The Rav once suggested that Yosef and Yehudah represent two opposing personalities. In the words of Rambam in his introduction to the eighth Perek of Masechet Sanhedrin, Yosef is described as the Chasid Me’uleh, one who naturally gravitates to that which is morally sound and correct. When Potifar’s wife tries to seduce him, Yosef repeatedly resists her temptation. When his father Yaakov asks him to check on the welfare of his brothers tending the sheep, he goes without hesitation, despite the fact that he knows fully well that his brothers despise him and wish him harm. As the viceroy in Egypt, he responds to the severe famine by allowing Egyptian citizens to maintain 4/5 of the produce of the land and contribute 1/5 as a tax to the government. The typical sharecropper arrangement features the exact opposite: 4/5 is hoarded by the government and 1/5 kept by the peasant. In each case he acts with ethics, decency, and morality.

Yehudah is the Mosheil BeNefesh, one who stumbles and gives in to temptation but ultimately recovers. He enters into a relationship with Tamar thinking that she is but a prostitute. Later he acknowledges that it is was he who had impregnated her.
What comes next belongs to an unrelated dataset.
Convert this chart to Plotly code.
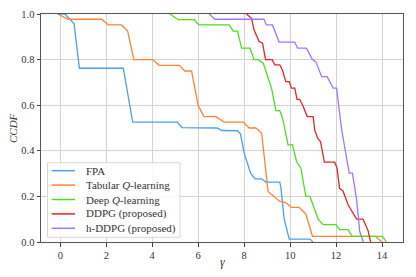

Yehudah is responsible for selling Yosef into slavery, yet when it comes to sparing Yaakov the grief over losing Binyamin, it is Yehudah who rises to the occasion.

What type of person would be most suited for royalty? What type of person could serve as a role model for each of us to emulate? Yaakov believed it was Yosef, but Hashem insisted that very few people would aspire to reach those heights. Most of us are like Yehudah – we fall, fall again, and are able to correct and learn from our mistakes. It was for this reason that “Lo Yasur Sheivet MiYehudah,” “The seat of authority shall never be away from Yehudah” (BeReishit 49:10), and for this reason we should strive to become kings.